Les maths s'éloignaient un peu de mes préoccupations non enseignantes et je me suis dit que m'inscrire au DEA (Master 2) d'Informatique de l'UPMC orienté IA, tout en continuant à enseigner les maths et la programmation à l'Ecole Alsacienne, était plutôt une bonne idée. Nos gourous étaient alors Jean-Louis Laurière dont le solveur de contraintes ALICE était doté de recettes heuristiques miraculeuses, et Jacques Pitrat qui tel un prêcheur en chaire, ne jurait que par les méta-connaissances (l'art d'implanter des connaissances sur la manière d'utiliser au mieux ses connaissances). L'atmosphère dans les couloirs de Jussieu était à la victoire. Ah, si l'on avait investi 1000 € dans Amazon en 1997, nous qui sommes censés être au courant, et sans parler des autres Apple, Google, etc... Et oui, la faillite du sens de l'Histoire ! J'y suis beaucoup plus sensible maintenant, mais j'ai pris le train en marche bien tard. Dommage.

       (Norvig)

Tout en travaillant ce second DEA, j'ai orienté le labo de l'Ecole Alsacienne dans cette direction, en faisant entrer sur les Apple ][ des cartes Microsoft avec processeur Z80 fonctionnant sous CP/M (MS-DOS n'existait pas encore), pour exécuter du Lisp de l'INRIA (Le_Lisp de Jérôme Chailloux, qui allait fonder ILOG. Grâce à la ténacité de Christian Jullien, les sources de Le_Lisp sont encore en vie...). Christian se souvient encore de Perrot qui à la fac écrivait du Lisp en Fortran de la main droite et effaçait le tableau en même temps de la main gauche, tandis qu'en TP machine, nous codions dans un interprète Lisp écrit par Eugen Neidl, et n'avions droit à quelques centaines de cellules de listes. Sur mon Apple ][, j'installais une puce (piratée car introuvable) pour avoir les caractères grecs APL au clavier (il existe un style APL en Lisp). Du coup mon cours s'est tourné vers Lisp et a donné lieu à une publication à l'IREM de Paris (Lisp et Prolog en classe Terminale) ainsi qu'à la publication d'un livre Lire LISP avec Georges Kiremitdjian, ingénieur chez Thomson et spécialiste d'APL. Je considère ce livre comme un péché de jeunesse, il aurait mérité une plus grande maturation, mais nous étions tous deux pressés de le sortir.
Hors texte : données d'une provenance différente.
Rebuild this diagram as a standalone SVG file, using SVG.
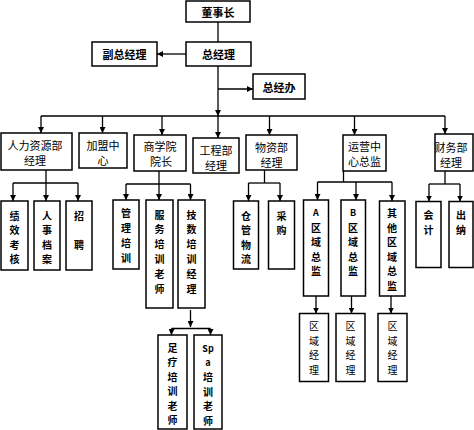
<svg xmlns="http://www.w3.org/2000/svg" width="474" height="430" viewBox="0 0 474 430">
<defs>
<marker id="ah" viewBox="0 0 10 10" refX="10" refY="5" markerWidth="6" markerHeight="6" markerUnits="userSpaceOnUse" orient="auto">
<path d="M0,0 L10,5 L0,10 z" fill="#000"/>
</marker>
</defs>
<style>
rect{fill:#fff;stroke:#000;stroke-width:1.5}
text{font-family:"Noto Sans CJK SC","Noto Sans",sans-serif;font-size:11px;fill:#000;text-anchor:middle;dominant-baseline:central}
.b{font-weight:bold}
.v{font-size:10px;font-weight:bold}
.vn{font-size:10px}
.c line{stroke:#000;stroke-width:1.3;fill:none}
.a{marker-end:url(#ah)}
</style>
<rect x="0" y="0" width="474" height="430" style="fill:#fff;stroke:none"/>
<g class="c" id="connectors">
<line x1="218" y1="22" x2="218" y2="42"/>
<line class="a" x1="186" y1="54" x2="157" y2="54"/>
<line class="a" x1="218" y1="66" x2="218" y2="116"/>
<line class="a" x1="218" y1="89" x2="253" y2="89"/>
<line x1="41" y1="116" x2="445" y2="116"/>
<line class="a" x1="41" y1="116" x2="41" y2="133"/>
<line class="a" x1="102.5" y1="116" x2="102.5" y2="133"/>
<line class="a" x1="162" y1="116" x2="162" y2="135"/>
<line class="a" x1="218" y1="116" x2="218" y2="138"/>
<line class="a" x1="269.5" y1="116" x2="269.5" y2="135"/>
<line class="a" x1="354.5" y1="116" x2="354.5" y2="135"/>
<line class="a" x1="445" y1="116" x2="445" y2="134"/>
<line x1="46" y1="170" x2="46" y2="183"/>
<line x1="13" y1="183" x2="78" y2="183"/>
<line class="a" x1="13" y1="183" x2="13" y2="201"/>
<line class="a" x1="46" y1="183" x2="46" y2="201"/>
<line class="a" x1="78" y1="183" x2="78" y2="201"/>
<line x1="159" y1="171" x2="159" y2="184"/>
<line x1="126" y1="184" x2="190.5" y2="184"/>
<line class="a" x1="126" y1="184" x2="126" y2="200"/>
<line class="a" x1="159" y1="184" x2="159" y2="200"/>
<line class="a" x1="190.5" y1="184" x2="190.5" y2="200"/>
<line class="a" x1="190.5" y1="310" x2="190.5" y2="327"/>
<line x1="171.5" y1="328.5" x2="210.5" y2="328.5"/>
<line class="a" x1="171.5" y1="328.5" x2="171.5" y2="335"/>
<line class="a" x1="210.5" y1="328.5" x2="210.5" y2="335"/>
<line x1="264.5" y1="170" x2="264.5" y2="183"/>
<line x1="248.5" y1="183" x2="280" y2="183"/>
<line class="a" x1="248.5" y1="183" x2="248.5" y2="201"/>
<line class="a" x1="280" y1="183" x2="280" y2="201"/>
<line x1="343.5" y1="171" x2="343.5" y2="182"/>
<line x1="317.5" y1="182" x2="392" y2="182"/>
<line class="a" x1="317.5" y1="182" x2="317.5" y2="200"/>
<line class="a" x1="356" y1="182" x2="356" y2="200"/>
<line class="a" x1="392" y1="182" x2="392" y2="201"/>
<line class="a" x1="316" y1="296" x2="316" y2="313.5"/>
<line class="a" x1="351.5" y1="296" x2="351.5" y2="313.5"/>
<line class="a" x1="391" y1="296" x2="391" y2="313.5"/>
<line x1="445" y1="171" x2="445" y2="184"/>
<line x1="429" y1="184" x2="460" y2="184"/>
<line class="a" x1="429" y1="184" x2="429" y2="201.5"/>
<line class="a" x1="460" y1="184" x2="460" y2="201.5"/>
</g>
<g id="dongshizhang"><rect x="186" y="1" width="64" height="21"/><text class="b" x="218" y="12">董事长</text></g>
<g id="zongjingli"><rect x="186" y="42" width="65" height="24"/><text class="b" x="218.5" y="54">总经理</text></g>
<g id="fuzongjingli"><rect x="92" y="42" width="65" height="24"/><text class="b" x="124.5" y="54">副总经理</text></g>
<g id="zongjingban"><rect x="253" y="74" width="52" height="25"/><text class="b" x="279" y="87">总经办</text></g>
<g id="renli"><rect x="1" y="133" width="71" height="37"/><text x="35" y="145">人力资源部</text><text x="35" y="160">经理</text></g>
<g id="jiameng"><rect x="79" y="133" width="48" height="35"/><text x="103" y="145">加盟中</text><text x="103" y="160">心</text></g>
<g id="shangxueyuan"><rect x="134" y="135" width="52" height="36"/><text x="160" y="146">商学院</text><text x="161" y="161">院长</text></g>
<g id="gongcheng"><rect x="193" y="138" width="46" height="35"/><text x="216" y="150">工程部</text><text x="216" y="164.5">经理</text></g>
<g id="wuzi"><rect x="246" y="135" width="51" height="35"/><text x="271.5" y="146.5">物资部</text><text x="271.5" y="161.5">经理</text></g>
<g id="yunying"><rect x="343" y="135" width="43" height="36"/><text x="364.5" y="145.5">运营中</text><text x="364.5" y="160.5">心总监</text></g>
<g id="caiwu"><rect x="435" y="134" width="38" height="37"/><text x="451" y="146.5">财务部</text><text x="451" y="161.5">经理</text></g>
<g id="jixiao"><rect x="1" y="201" width="27" height="69"/><text class="v" x="14.5" y="214.5"><tspan x="14.5">绩</tspan><tspan x="14.5" dy="14.5">效</tspan><tspan x="14.5" dy="14.5">考</tspan><tspan x="14.5" dy="14.5">核</tspan></text></g>
<g id="renshi"><rect x="34" y="201" width="26" height="69"/><text class="v" x="47" y="214.5"><tspan x="47">人</tspan><tspan x="47" dy="14.5">事</tspan><tspan x="47" dy="14.5">档</tspan><tspan x="47" dy="14.5">案</tspan></text></g>
<g id="zhaopin"><rect x="66" y="201" width="26" height="69"/><text class="v" x="79" y="214.5"><tspan x="79">招</tspan><tspan x="79" dy="29">聘</tspan></text></g>
<g id="guanli"><rect x="113" y="200" width="26" height="69"/><text class="v" x="126" y="212"><tspan x="126">管</tspan><tspan x="126" dy="15">理</tspan><tspan x="126" dy="15">培</tspan><tspan x="126" dy="15">训</tspan></text></g>
<g id="fuwu"><rect x="146" y="200" width="27" height="108"/><text class="v" x="159.5" y="213.5"><tspan x="159.5">服</tspan><tspan x="159.5" dy="14.8">务</tspan><tspan x="159.5" dy="14.8">培</tspan><tspan x="159.5" dy="14.8">训</tspan><tspan x="159.5" dy="14.8">老</tspan><tspan x="159.5" dy="14.8">师</tspan></text></g>
<g id="jishu"><rect x="178" y="200" width="27" height="108"/><text class="v" x="191.5" y="213.5"><tspan x="191.5">技</tspan><tspan x="191.5" dy="14.8">数</tspan><tspan x="191.5" dy="14.8">培</tspan><tspan x="191.5" dy="14.8">训</tspan><tspan x="191.5" dy="14.8">经</tspan><tspan x="191.5" dy="14.8">理</tspan></text></g>
<g id="zuliao"><rect x="158" y="335" width="29" height="94"/><text class="v" x="172.5" y="347"><tspan x="172.5">足</tspan><tspan x="172.5" dy="14.4">疗</tspan><tspan x="172.5" dy="14.4">培</tspan><tspan x="172.5" dy="14.4">训</tspan><tspan x="172.5" dy="14.4">老</tspan><tspan x="172.5" dy="14.4">师</tspan></text></g>
<g id="spa"><rect x="194" y="335" width="28" height="94"/><text class="v" x="208" y="347.5"><tspan x="208" style="font-size:9px">Sp</tspan><tspan x="208" dy="14.4" style="font-size:9px">a</tspan><tspan x="208" dy="14.4">培</tspan><tspan x="208" dy="14.4">训</tspan><tspan x="208" dy="14.4">老</tspan><tspan x="208" dy="14.4">师</tspan></text></g>
<g id="cangguan"><rect x="233.5" y="201" width="25" height="68"/><text class="v" x="246" y="214.5"><tspan x="246">仓</tspan><tspan x="246" dy="14.5">管</tspan><tspan x="246" dy="14.5">物</tspan><tspan x="246" dy="14.5">流</tspan></text></g>
<g id="caigou"><rect x="268.5" y="201" width="26" height="68"/><text class="v" x="281.5" y="214.5"><tspan x="281.5">采</tspan><tspan x="281.5" dy="14.5">购</tspan></text></g>
<g id="aquyu"><rect x="303.5" y="200" width="25" height="96"/><text class="v" x="316" y="212"><tspan x="316" style="font-size:9px">A</tspan><tspan x="316" dy="14.5">区</tspan><tspan x="316" dy="14.5">域</tspan><tspan x="316" dy="14.5">总</tspan><tspan x="316" dy="14.5">监</tspan></text></g>
<g id="bquyu"><rect x="341" y="200" width="24.5" height="96"/><text class="v" x="353" y="212"><tspan x="353" style="font-size:9px">B</tspan><tspan x="353" dy="14.5">区</tspan><tspan x="353" dy="14.5">域</tspan><tspan x="353" dy="14.5">总</tspan><tspan x="353" dy="14.5">监</tspan></text></g>
<g id="qita"><rect x="379.5" y="201" width="25.5" height="95"/><text class="v" x="392" y="212"><tspan x="392">其</tspan><tspan x="392" dy="14.6">他</tspan><tspan x="392" dy="14.6">区</tspan><tspan x="392" dy="14.6">域</tspan><tspan x="392" dy="14.6">总</tspan><tspan x="392" dy="14.6">监</tspan></text></g>
<g id="quyu1"><rect x="299.5" y="313.5" width="29" height="68"/><text class="vn" x="314" y="325"><tspan x="314">区</tspan><tspan x="314" dy="14.6">域</tspan><tspan x="314" dy="14.6">经</tspan><tspan x="314" dy="14.6">理</tspan></text></g>
<g id="quyu2"><rect x="336" y="313.5" width="29" height="68"/><text class="vn" x="350.5" y="325"><tspan x="350.5">区</tspan><tspan x="350.5" dy="14.6">域</tspan><tspan x="350.5" dy="14.6">经</tspan><tspan x="350.5" dy="14.6">理</tspan></text></g>
<g id="quyu3"><rect x="378" y="313.5" width="29" height="68"/><text class="vn" x="392.5" y="325"><tspan x="392.5">区</tspan><tspan x="392.5" dy="14.6">域</tspan><tspan x="392.5" dy="14.6">经</tspan><tspan x="392.5" dy="14.6">理</tspan></text></g>
<g id="kuaiji"><rect x="416" y="201.5" width="25" height="66"/><text class="v" x="428.5" y="214"><tspan x="428.5">会</tspan><tspan x="428.5" dy="14.5">计</tspan></text></g>
<g id="chuna"><rect x="449" y="201.5" width="24" height="66"/><text class="v" x="461" y="214"><tspan x="461">出</tspan><tspan x="461" dy="14.5">纳</tspan></text></g>
</svg>
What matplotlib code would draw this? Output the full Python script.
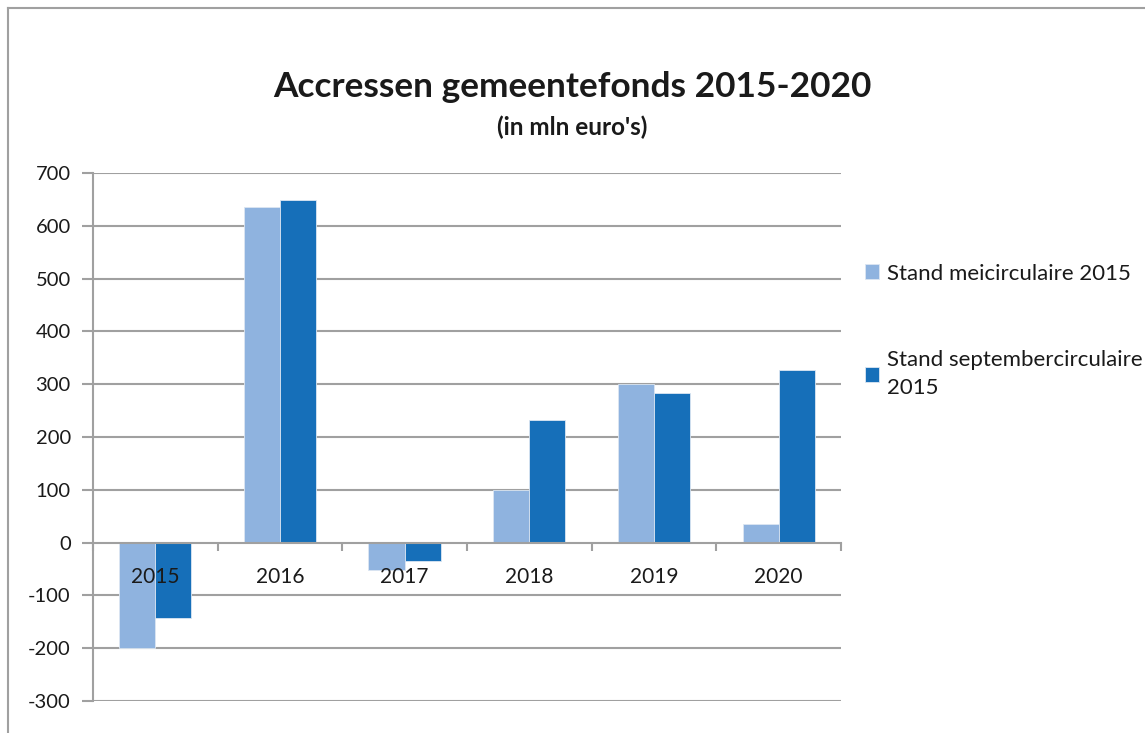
import numpy as np
import matplotlib
matplotlib.use("Agg")
import matplotlib.pyplot as plt
from matplotlib.lines import Line2D

plt.rcParams['font.family'] = ['Lato', 'DejaVu Sans']

years = ['2015', '2016', '2017', '2018', '2019', '2020']
mei = [-200, 636, -51, 100, 300, 36]
september = [-142, 648, -34, 233, 284, 326]
series_names = ['Stand meicirculaire 2015', 'Stand septembercirculaire\n2015']
y_ticks = [-300, -200, -100, 0, 100, 200, 300, 400, 500, 600, 700]

light = '#8FB3DF'
dark = '#166FB9'
grid_c = '#A0A0A0'
txt_c = '#1a1a1a'

fig = plt.figure(figsize=(11.45, 7.33), dpi=100)
ax = fig.add_axes([0.0812, 0.0437, 0.6533, 0.7203])

x = np.arange(len(years))
w = 0.29
ax.bar(x - w / 2, mei, w, color=light, edgecolor='#DCE6F2', linewidth=0.6,
       label=series_names[0], zorder=2)
ax.bar(x + w / 2, september, w, color=dark, edgecolor='#DCE6F2', linewidth=0.6,
       label=series_names[1], zorder=2)

ax.set_xlim(-0.5, len(years) - 0.5)
ax.set_ylim(-300, 700)
ax.set_yticks(y_ticks)
ax.set_yticklabels([str(v) for v in y_ticks])

# horizontal gridlines behind the bars
for v in y_ticks:
    if v != 0:
        ax.axhline(v, color=grid_c, linewidth=1.5, zorder=0)

# category labels sit just under the zero line, on top of the bars
ax.set_xticks(np.arange(-0.5, len(years)))
ax.set_xticklabels([])
for i, yr in enumerate(years):
    ax.text(i, -66, yr, ha='center', va='center', fontsize=15, color=txt_c, zorder=5)

ax.tick_params(axis='x', length=6, width=1.5, color=grid_c, direction='out')
ax.tick_params(axis='y', length=8, width=1.5, color=grid_c, pad=8, labelsize=14.5, labelcolor=txt_c)

ax.spines['bottom'].set_position(('data', 0))
ax.spines['bottom'].set_color(grid_c)
ax.spines['bottom'].set_linewidth(1.5)
ax.spines['left'].set_color(grid_c)
ax.spines['left'].set_linewidth(1.5)
ax.spines['top'].set_visible(False)
ax.spines['right'].set_visible(False)

fig.text(0.4995, 0.881, 'Accressen gemeentefonds 2015-2020', ha='center', va='center',
         fontsize=25.4, fontweight='bold', color=txt_c)
fig.text(0.4995, 0.826, "(in mln euro's)", ha='center', va='center',
         fontsize=17.5, fontweight='bold', color=txt_c)

leg = ax.legend(loc='upper left', bbox_to_anchor=(1.02, 0.845), frameon=False,
                fontsize=16, handlelength=0.65, handleheight=0.65, handletextpad=0.35,
                labelspacing=3.0, borderaxespad=0)
for t in leg.get_texts():
    t.set_color(txt_c)
    t.set_linespacing(1.5)

# outer chart frame (partially visible)
fig.add_artist(Line2D([8 / 1145, 1], [1 - 8 / 733, 1 - 8 / 733], color=grid_c, linewidth=1.5))
fig.add_artist(Line2D([8 / 1145, 8 / 1145], [0, 1 - 8 / 733], color=grid_c, linewidth=1.5))

fig.savefig('out.png', dpi=100)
C'est un Perrot très excité qui m'avait entraîné dans une grande salle machine de Jussieu pour me faire une démo d'un "truc étonnant" (le langage Prolog), mais la terrible latence de terminaux X surchargés lui arrachaient des jurons dignes du capitaine Haddock qui me laissaient à penser que ce Prolog devait en effet être à part. Ce fut Alain Colmerauer, alors détaché au Centre Mondial de l'Informatique créé par JJ. Servan-Schreiber près des Champs Elysées, qui m'en fit une présentation plus formelle basée sur la synthèse de phrases, me laissant à la fois étourdi et avide d'en savoir plus sur cette "PROgrammation en LOGique" axée sur les relations entre données et résultats plutôt que sur la manière - fonctionnelle ou impérative - de passer des données aux résultats. Implémenté sur un Apple ][, ce Prolog ][ n'en était que plus sympathique, bien que très lent.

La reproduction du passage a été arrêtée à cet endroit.